In our prediction model, GA was included alongside the RS score as a predictor. Seo et al. found that GA, PROM, and weight-standardized RS scores were all significantly associated with BPD-induced pulmonary hypertension in preterm infants born at less than 30 weeks’ gestation.15 It implies that the combination of RS score and GA is critical for developing an effective prediction model.

Because some treatments for BPD have side effects, it is preferable to target only those with severe BPD rather than administering these treatments prophylactically to all infants. Therefore, developing BPD prediction models that can be used early after birth is crucial for improving outcomes in preterm infants. One example of a BPD treatment associated with adverse effects is corticosteroids. Several intervention trials have been conducted to evaluate their efficacy. A Cochrane review published in 2021 found that systemic corticosteroids administered before 7 days of age reduced the composite outcome of death or BPD at 36 weeks’ corrected age (RR 0.89, 95% CI 0.84 to 0.94); however, also increased the risk of cerebral palsy (RR 1.43, 95% CI 1.07 to 1.92) and gastrointestinal perforation (RR 1.84, 95% CI 1.36 to 2.49).5 Therefore, corticosteroid treatment for BPD is not recommended as a universal approach due to its associated side effects. Conversely, stratifying the target population -based on the risk of developing BPD has been suggested to improve treatment outcomes. A 2014 meta-analysis of 20 randomized clinical trials found that postnatal corticosteroids increased the risk of death or cerebral palsy in populations with less than a 33% risk of BPD, while they reduced the risk of these adverse events in populations with a 60% or greater risk of BPD.30 Therefore, accurately identifying high-risk groups and targeting therapeutic interventions accordingly can maximize treatment benefits. The model developed in this study can identify high-risk infants early and with high accuracy, allowing for targeted treatment and potentially improving outcomes for preterm infants.

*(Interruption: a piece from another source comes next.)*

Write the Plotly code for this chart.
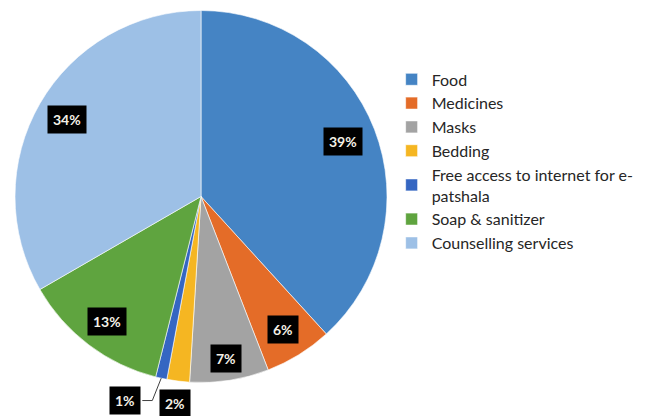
import math
import plotly.graph_objects as go

# Support items requested (share of responses, %)
categories = ["Food", "Medicines", "Masks", "Bedding",
              "Free access to internet for e-<br>patshala",
              "Soap & sanitizer", "Counselling services"]
values = [39, 6, 7, 2, 1, 13, 34]
colors = ["#4584C4", "#E46C28", "#A3A3A3", "#F5B622",
          "#3566C2", "#5FA43F", "#9DC0E6"]

W, H = 656, 416
CX, CY, R = 201, 196.5, 186  # pie centre and radius in pixels

fig = go.Figure(go.Pie(
    labels=categories,
    values=values,
    marker=dict(colors=colors, line=dict(color="white", width=0.6)),
    sort=False,
    direction="clockwise",
    rotation=0,
    textinfo="none",
    hoverinfo="label+value",
    domain=dict(x=[(CX - R) / W, (CX + R) / W],
                y=[(H - CY - R) / H, (H - CY + R) / H]),
))

# Data labels: boxed percentages placed along each slice's mid angle
total = sum(values)
cum = 0
label_radius = [0.82, 0.84, 0.88, 1.12, 1.17, 0.84, 0.83]
label_shift = [0, 0, 0, 0, 8, 0, 0]  # degrees, to separate the two small slices
for v, rr, sh in zip(values, label_radius, label_shift):
    mid = (cum + v / 2) / total * 360
    cum += v
    a = math.radians(mid + sh)
    px = CX + rr * R * math.sin(a)
    py = CY - rr * R * math.cos(a)
    fig.add_annotation(
        x=px / W, y=1 - py / H, xref="paper", yref="paper",
        xanchor="center", yanchor="middle",
        text=f"<b>{v}%</b>", showarrow=False,
        font=dict(family="Lato", size=14, color="#F4F0E6"),
        bgcolor="black", borderpad=5,
    )
    if sh:
        # elbow leader line from the slice edge to the label box
        edge = math.radians(mid)
        ex = CX + R * math.sin(edge)
        ey = CY - R * math.cos(edge)
        bx = px + 17
        fig.add_shape(
            type="path", xref="paper", yref="paper",
            path=(f"M {ex / W} {1 - ey / H} "
                  f"L {(bx + 10) / W} {1 - py / H} "
                  f"L {bx / W} {1 - py / H}"),
            line=dict(color="#404040", width=1),
        )

fig.update_layout(
    width=W, height=H,
    margin=dict(l=0, r=0, t=0, b=0),
    paper_bgcolor="white",
    plot_bgcolor="white",
    font=dict(family="Lato", size=16, color="#262626"),
    legend=dict(
        x=0.597, y=0.85, xanchor="left", yanchor="top",
        font=dict(family="Lato", size=16, color="#262626"),
        itemwidth=30, tracegroupgap=0,
        bgcolor="rgba(0,0,0,0)",
    ),
    showlegend=True,
)

fig.write_html("out.html")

The strength of this study is that we created this very simple BPD prediction model through a population-based study that included all eligible cases in all NICUs in one prefecture, totaling 1400 cases and nearly 150 events. This allowed the model to be free of facility selection bias and applicable to cases from a large number of facilities. This study includes Japanese infants, which few previous studies have investigated (mostly White population). Conversely, this study has several limitations. The study involved cases of GA between 28 to 32 weeks, during which severe BPD occurrences were minimal, and maternal steroid use was restricted. To assess these impacts, validation utilized a subgroup dataset comprising infants under 28 weeks of gestation and those administered maternal steroids. We generated a calibration plot that showed a strong correlation between the predicted and actual probabilities. These findings suggest good generalizability. Data on demographic and clinical characteristics were obtained from the Neonatal Research Network database in Japan, which did not have access to all maternal and drug administration information for infants, which could influence the onset and severity of BPD. The criteria for HOT and the definition of severe BPD may differ between institutions. However, the fact that the prediction accuracy was maintained even when a training dataset from a population-based study and a validation dataset from a different healthcare area were used suggests that the generalization performance as a prediction model is guaranteed. Future plans include establishing of a prospective registry to assess outcomes using the same criteria and validating the accuracy of the BPD prediction model.

Finally, we created a severe BPD prediction model that is easily applicable in clinical practice. Furthermore, its accuracy was maintained following external validation with datasets from various healthcare areas. This simple prediction model developed in this study is easily applicable in clinical practice, allowing for treatment selection based on predicted probability.